The exercise:
Tally the lines in the data that follows that include the word "code", and report nothing but the total.

The data:
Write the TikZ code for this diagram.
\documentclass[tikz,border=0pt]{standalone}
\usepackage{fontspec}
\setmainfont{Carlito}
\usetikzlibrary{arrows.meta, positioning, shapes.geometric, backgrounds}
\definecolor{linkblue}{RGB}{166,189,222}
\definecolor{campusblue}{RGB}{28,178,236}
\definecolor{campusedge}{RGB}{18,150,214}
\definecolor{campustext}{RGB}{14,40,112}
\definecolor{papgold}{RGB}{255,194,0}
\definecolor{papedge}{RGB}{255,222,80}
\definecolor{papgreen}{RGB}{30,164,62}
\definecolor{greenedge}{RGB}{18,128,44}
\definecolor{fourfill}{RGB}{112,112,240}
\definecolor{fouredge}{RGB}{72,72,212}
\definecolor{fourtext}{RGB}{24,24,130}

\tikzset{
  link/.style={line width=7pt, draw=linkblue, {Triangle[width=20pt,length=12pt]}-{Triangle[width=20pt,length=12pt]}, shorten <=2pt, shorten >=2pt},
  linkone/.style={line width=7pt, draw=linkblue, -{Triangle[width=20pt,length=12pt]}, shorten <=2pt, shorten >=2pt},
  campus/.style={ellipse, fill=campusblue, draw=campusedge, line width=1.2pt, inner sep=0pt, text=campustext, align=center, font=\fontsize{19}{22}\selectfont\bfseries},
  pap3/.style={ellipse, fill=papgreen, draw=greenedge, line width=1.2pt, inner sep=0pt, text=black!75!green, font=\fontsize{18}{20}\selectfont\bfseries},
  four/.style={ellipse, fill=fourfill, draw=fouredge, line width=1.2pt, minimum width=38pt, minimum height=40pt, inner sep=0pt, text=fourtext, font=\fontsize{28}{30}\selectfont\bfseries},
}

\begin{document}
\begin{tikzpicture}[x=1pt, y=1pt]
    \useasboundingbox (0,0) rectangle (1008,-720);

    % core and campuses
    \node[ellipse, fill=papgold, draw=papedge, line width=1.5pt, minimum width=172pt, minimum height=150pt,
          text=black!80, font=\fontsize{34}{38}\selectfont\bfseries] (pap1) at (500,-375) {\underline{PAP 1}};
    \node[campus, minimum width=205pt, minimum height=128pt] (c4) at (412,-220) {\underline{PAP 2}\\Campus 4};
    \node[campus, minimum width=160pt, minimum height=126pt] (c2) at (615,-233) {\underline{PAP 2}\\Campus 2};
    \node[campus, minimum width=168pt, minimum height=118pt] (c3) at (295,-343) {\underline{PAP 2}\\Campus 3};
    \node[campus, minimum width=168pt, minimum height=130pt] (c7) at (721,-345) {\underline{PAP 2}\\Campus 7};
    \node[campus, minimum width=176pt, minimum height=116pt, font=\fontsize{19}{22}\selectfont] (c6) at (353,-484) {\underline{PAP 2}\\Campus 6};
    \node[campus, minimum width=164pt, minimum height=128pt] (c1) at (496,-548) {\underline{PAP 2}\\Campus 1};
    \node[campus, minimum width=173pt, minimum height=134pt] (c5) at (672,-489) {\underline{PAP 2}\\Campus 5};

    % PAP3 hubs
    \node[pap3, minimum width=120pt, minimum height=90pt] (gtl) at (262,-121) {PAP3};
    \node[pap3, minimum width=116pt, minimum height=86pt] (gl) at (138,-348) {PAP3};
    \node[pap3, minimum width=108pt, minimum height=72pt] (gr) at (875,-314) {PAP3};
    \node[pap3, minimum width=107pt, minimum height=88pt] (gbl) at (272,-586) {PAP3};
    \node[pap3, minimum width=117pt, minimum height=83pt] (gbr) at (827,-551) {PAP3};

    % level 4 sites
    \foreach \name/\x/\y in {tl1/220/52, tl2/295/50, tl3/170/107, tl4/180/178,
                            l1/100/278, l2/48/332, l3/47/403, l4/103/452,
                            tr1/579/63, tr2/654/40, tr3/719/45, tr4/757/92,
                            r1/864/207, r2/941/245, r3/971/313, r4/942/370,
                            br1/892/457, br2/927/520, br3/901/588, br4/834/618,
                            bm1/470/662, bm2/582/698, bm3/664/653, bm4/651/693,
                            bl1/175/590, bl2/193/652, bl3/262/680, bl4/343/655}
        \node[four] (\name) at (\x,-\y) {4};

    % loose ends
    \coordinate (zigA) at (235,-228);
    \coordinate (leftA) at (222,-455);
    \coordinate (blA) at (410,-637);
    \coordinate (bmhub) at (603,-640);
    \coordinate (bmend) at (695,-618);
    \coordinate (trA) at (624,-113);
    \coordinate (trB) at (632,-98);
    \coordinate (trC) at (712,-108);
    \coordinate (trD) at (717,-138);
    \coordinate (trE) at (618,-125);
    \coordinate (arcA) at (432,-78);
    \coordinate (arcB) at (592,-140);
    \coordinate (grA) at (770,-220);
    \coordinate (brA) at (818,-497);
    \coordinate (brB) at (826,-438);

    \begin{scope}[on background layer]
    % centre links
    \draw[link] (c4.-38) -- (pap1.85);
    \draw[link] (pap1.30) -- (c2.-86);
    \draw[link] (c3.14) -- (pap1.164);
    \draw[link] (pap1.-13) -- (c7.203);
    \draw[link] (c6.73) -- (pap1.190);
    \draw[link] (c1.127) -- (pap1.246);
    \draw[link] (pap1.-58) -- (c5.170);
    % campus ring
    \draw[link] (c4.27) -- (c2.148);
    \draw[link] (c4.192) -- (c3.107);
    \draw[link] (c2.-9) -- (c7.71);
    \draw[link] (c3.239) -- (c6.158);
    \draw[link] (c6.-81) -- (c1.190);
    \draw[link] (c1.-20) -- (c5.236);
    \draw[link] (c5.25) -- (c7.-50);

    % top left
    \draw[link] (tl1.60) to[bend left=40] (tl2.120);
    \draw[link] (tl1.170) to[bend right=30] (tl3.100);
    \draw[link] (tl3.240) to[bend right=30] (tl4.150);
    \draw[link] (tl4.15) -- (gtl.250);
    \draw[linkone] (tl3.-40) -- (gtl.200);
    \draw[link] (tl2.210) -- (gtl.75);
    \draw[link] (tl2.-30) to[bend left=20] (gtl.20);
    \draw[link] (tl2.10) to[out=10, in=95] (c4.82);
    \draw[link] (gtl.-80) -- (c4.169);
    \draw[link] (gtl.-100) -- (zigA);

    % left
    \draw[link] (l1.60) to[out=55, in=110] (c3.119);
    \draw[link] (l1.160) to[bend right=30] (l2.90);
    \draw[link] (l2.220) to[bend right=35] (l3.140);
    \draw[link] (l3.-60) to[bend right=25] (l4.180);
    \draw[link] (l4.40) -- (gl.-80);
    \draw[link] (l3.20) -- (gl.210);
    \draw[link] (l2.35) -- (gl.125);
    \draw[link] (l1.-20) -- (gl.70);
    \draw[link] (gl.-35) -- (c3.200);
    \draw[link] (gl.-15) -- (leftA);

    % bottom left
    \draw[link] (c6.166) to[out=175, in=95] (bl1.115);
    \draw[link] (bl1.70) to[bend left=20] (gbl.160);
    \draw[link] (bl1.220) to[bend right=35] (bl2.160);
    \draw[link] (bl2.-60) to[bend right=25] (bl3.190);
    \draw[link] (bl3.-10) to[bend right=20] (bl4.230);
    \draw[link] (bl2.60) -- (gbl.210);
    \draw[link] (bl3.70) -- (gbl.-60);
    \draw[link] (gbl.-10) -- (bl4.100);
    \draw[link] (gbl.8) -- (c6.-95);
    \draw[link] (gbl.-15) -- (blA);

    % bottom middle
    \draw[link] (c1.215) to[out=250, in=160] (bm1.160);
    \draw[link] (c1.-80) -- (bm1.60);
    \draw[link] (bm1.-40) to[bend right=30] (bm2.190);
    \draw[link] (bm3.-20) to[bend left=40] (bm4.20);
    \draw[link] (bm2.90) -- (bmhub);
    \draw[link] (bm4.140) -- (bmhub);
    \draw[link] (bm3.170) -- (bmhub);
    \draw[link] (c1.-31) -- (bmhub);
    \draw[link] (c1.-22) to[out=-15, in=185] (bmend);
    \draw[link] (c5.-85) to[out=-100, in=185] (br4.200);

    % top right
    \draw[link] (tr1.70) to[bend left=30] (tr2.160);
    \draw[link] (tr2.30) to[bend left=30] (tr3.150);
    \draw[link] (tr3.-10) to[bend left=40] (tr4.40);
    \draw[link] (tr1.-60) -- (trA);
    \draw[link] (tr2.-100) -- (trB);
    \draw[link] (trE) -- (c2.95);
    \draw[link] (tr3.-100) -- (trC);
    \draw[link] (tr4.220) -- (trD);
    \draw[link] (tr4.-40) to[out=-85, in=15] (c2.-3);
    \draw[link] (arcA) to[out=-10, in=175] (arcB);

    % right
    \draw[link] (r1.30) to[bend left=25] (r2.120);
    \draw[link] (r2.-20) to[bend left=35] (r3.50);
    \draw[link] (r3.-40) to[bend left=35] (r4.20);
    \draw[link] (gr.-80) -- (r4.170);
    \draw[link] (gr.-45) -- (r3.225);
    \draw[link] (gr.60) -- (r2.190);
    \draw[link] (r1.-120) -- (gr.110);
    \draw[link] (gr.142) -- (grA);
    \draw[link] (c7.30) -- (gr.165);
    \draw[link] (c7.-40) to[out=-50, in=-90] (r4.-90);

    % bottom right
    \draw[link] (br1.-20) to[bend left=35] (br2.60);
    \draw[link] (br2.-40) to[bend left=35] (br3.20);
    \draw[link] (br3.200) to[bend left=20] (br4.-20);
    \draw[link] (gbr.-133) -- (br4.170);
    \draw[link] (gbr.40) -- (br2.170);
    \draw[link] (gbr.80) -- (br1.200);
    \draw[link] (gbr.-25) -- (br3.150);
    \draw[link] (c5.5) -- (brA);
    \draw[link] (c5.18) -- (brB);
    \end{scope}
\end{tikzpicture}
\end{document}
==
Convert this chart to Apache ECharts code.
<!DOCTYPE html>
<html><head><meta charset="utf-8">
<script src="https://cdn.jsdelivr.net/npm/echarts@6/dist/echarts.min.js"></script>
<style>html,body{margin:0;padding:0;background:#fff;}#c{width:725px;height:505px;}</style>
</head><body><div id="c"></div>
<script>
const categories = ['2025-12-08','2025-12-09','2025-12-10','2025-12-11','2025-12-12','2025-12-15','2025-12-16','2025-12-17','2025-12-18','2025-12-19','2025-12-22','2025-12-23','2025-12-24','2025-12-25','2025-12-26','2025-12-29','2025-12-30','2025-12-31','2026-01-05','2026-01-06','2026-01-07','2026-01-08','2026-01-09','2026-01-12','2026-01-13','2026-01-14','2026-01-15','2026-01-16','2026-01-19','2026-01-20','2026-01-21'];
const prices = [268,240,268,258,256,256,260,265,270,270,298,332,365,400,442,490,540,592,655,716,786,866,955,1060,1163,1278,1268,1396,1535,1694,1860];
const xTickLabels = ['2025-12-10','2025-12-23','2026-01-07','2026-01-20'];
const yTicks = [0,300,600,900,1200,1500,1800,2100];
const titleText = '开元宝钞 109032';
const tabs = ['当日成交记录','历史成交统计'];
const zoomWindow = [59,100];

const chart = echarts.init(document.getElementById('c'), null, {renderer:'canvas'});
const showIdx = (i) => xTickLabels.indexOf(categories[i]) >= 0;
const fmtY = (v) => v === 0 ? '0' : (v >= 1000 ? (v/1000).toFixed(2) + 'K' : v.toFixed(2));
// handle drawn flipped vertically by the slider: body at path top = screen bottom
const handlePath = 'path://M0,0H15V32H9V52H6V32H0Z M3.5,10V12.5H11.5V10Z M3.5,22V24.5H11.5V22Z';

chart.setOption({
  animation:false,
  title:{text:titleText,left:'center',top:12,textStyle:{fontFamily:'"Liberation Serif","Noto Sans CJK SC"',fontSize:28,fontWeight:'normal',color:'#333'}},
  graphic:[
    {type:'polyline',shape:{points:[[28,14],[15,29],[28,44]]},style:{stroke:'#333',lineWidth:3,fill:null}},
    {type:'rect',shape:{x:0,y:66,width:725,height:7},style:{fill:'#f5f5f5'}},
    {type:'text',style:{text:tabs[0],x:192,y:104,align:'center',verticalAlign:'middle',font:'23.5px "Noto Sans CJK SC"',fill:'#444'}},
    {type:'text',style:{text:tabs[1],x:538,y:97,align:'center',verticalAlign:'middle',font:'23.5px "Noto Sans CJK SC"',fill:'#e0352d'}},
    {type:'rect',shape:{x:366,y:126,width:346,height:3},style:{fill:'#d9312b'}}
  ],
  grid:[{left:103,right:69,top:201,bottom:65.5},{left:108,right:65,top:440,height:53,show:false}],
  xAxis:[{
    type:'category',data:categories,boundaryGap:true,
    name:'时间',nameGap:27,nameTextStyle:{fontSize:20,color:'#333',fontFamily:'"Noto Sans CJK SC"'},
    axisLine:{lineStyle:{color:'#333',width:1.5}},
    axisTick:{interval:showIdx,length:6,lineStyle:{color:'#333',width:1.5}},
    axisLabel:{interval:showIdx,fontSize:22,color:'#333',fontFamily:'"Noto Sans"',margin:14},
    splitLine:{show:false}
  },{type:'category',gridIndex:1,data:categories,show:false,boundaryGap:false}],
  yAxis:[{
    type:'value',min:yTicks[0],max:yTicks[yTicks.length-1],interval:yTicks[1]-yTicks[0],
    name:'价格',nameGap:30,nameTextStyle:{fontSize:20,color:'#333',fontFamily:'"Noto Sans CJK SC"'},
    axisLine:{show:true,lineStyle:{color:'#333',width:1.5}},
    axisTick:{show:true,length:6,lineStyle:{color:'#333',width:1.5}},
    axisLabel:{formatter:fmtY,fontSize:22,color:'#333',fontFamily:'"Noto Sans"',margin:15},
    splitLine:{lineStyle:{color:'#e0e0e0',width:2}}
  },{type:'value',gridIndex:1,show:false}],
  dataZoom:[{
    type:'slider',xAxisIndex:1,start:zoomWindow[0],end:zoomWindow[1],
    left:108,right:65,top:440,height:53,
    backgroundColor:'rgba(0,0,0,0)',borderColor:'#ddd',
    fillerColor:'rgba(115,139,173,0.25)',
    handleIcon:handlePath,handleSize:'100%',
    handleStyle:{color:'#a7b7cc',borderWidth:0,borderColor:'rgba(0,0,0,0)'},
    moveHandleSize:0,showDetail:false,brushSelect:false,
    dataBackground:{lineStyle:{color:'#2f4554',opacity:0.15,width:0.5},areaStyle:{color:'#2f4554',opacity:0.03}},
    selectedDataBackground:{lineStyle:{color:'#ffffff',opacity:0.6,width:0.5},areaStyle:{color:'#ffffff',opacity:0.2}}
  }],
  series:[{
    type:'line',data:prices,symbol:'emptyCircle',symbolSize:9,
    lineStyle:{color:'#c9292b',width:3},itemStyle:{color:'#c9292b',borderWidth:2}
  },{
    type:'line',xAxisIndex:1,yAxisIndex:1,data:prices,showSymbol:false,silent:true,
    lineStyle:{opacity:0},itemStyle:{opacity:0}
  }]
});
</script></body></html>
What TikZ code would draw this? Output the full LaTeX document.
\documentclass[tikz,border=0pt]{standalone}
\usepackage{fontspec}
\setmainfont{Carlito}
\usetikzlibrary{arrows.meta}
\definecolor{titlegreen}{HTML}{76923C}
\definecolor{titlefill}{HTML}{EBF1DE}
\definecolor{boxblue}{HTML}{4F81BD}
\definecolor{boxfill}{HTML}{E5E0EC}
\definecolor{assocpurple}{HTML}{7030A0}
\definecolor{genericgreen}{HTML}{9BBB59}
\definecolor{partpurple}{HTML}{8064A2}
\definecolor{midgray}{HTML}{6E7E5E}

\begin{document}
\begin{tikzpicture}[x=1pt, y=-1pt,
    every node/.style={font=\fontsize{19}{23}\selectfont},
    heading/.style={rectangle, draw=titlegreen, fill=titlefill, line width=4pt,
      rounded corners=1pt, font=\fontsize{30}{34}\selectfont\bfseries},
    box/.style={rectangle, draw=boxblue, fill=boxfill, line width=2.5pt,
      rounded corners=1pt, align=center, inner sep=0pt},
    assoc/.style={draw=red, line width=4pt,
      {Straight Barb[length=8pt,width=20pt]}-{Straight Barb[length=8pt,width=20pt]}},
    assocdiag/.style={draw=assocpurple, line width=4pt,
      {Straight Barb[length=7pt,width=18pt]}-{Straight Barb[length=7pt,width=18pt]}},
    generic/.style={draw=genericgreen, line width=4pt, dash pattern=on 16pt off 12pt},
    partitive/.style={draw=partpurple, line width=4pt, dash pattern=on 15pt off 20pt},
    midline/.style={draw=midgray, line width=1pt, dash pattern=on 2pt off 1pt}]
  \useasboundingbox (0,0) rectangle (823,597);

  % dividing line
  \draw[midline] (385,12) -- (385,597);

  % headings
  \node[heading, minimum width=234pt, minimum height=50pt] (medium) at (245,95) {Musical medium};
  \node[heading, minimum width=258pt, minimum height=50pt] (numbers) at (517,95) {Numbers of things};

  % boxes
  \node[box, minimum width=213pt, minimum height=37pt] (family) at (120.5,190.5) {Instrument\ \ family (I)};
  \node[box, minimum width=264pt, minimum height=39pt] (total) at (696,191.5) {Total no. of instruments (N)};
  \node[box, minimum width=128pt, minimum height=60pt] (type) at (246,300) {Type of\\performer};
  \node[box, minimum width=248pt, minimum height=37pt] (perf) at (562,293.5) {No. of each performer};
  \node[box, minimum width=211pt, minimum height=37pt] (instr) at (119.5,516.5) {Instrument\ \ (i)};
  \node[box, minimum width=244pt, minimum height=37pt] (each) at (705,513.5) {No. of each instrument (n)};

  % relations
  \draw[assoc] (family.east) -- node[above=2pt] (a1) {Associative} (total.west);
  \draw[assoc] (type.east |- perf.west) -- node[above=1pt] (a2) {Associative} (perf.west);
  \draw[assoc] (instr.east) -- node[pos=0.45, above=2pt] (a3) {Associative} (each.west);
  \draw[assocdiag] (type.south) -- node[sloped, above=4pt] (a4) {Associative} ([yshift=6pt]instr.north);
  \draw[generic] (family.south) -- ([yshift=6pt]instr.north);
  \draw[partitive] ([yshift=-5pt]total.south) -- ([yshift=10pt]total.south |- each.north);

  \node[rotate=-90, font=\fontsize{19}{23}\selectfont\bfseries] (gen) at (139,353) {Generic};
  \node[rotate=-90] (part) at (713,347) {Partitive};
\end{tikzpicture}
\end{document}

Solved exercise:
3